◆ **OBJECTIVE**
Copy out the lines that include the word "script".

◆ **EXTRACTED MATERIAL**

- - - -

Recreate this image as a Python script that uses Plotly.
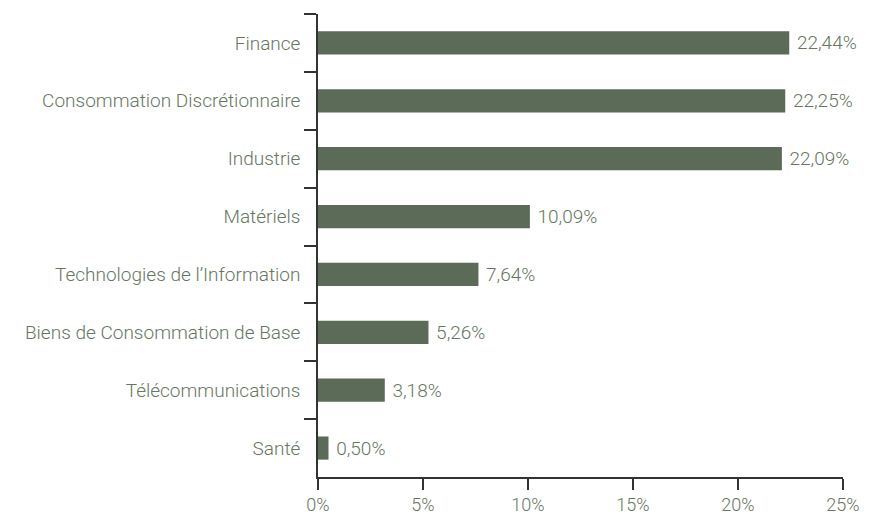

- - - -

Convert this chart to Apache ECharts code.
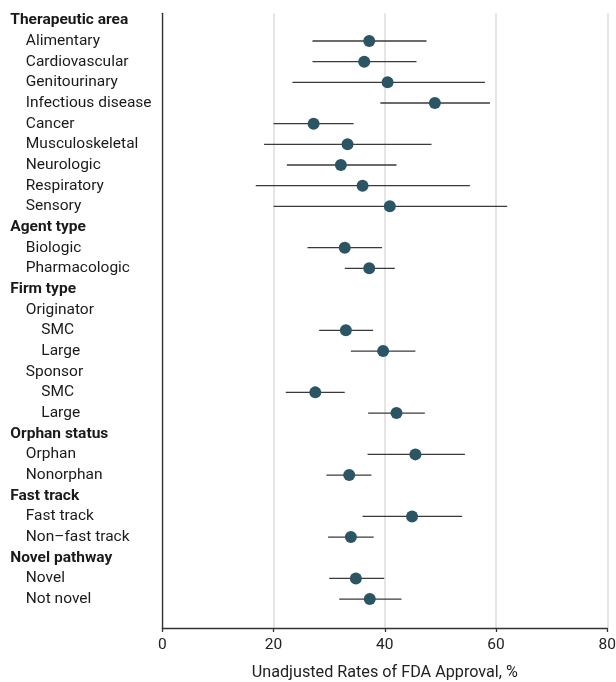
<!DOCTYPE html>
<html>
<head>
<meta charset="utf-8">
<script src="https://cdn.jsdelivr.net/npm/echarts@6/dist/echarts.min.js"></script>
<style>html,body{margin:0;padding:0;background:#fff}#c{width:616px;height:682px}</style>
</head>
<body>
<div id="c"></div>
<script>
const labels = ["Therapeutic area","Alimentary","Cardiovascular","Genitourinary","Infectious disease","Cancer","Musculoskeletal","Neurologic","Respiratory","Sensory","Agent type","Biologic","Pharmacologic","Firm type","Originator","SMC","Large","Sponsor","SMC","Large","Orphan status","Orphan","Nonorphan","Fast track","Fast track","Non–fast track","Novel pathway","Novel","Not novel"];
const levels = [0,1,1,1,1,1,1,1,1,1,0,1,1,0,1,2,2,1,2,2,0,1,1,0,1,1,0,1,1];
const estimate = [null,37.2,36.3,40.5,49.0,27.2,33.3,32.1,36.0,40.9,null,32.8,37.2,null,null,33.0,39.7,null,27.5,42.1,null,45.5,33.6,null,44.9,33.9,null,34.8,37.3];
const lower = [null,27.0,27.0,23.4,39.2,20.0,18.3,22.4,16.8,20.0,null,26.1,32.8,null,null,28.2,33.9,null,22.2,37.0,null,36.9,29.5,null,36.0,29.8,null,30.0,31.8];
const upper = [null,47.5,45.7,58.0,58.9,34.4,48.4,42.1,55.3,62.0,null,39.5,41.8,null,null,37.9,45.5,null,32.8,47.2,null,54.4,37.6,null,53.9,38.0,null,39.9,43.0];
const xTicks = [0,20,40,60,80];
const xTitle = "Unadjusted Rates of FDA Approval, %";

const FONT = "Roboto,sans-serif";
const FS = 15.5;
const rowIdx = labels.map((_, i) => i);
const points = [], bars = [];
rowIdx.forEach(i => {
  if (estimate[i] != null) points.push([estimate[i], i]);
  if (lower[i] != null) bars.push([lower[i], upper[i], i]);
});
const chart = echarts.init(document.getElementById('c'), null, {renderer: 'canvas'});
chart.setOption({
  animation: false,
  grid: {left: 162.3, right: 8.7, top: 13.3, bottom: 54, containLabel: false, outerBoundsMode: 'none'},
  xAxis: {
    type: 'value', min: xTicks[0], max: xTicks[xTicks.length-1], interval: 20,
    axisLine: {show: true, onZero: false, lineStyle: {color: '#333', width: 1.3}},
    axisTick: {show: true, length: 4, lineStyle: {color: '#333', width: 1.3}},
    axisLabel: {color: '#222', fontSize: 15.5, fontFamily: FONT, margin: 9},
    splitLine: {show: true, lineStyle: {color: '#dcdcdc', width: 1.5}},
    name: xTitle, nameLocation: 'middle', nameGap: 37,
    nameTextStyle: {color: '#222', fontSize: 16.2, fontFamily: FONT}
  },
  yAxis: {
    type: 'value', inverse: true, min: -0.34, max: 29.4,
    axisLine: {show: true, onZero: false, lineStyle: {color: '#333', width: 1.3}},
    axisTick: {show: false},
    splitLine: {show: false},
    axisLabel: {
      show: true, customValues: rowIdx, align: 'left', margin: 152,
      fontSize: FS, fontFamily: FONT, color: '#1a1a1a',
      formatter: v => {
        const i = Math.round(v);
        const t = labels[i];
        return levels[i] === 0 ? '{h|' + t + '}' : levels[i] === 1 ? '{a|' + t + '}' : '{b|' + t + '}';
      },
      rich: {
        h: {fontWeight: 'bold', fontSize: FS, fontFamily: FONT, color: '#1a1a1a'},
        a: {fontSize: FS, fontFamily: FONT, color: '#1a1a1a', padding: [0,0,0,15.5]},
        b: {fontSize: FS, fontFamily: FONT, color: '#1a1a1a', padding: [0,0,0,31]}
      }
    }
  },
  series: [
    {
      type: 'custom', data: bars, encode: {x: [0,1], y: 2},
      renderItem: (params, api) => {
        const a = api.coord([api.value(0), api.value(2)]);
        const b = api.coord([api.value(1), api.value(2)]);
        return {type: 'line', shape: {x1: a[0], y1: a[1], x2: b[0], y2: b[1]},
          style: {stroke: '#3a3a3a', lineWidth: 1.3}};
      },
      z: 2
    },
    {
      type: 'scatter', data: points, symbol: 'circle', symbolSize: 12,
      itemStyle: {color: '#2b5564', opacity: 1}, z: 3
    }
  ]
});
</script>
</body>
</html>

- - - -

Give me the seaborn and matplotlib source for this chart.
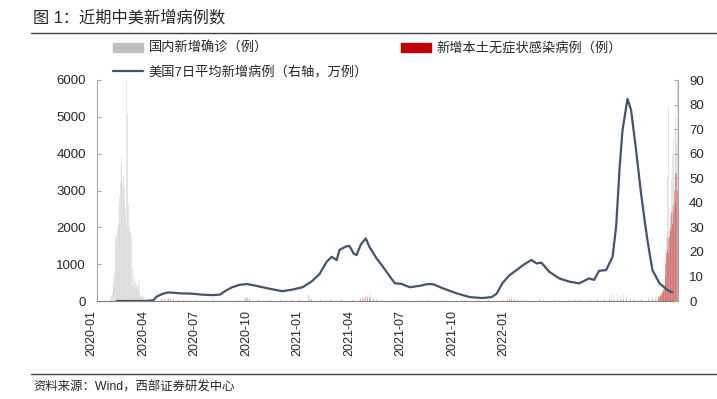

- - - -

◆ **RESPONSE**
Recreate this image as a Python script that uses Plotly.
<script src="https://cdn.jsdelivr.net/npm/echarts@6/dist/echarts.min.js"></script>
<script>
</script>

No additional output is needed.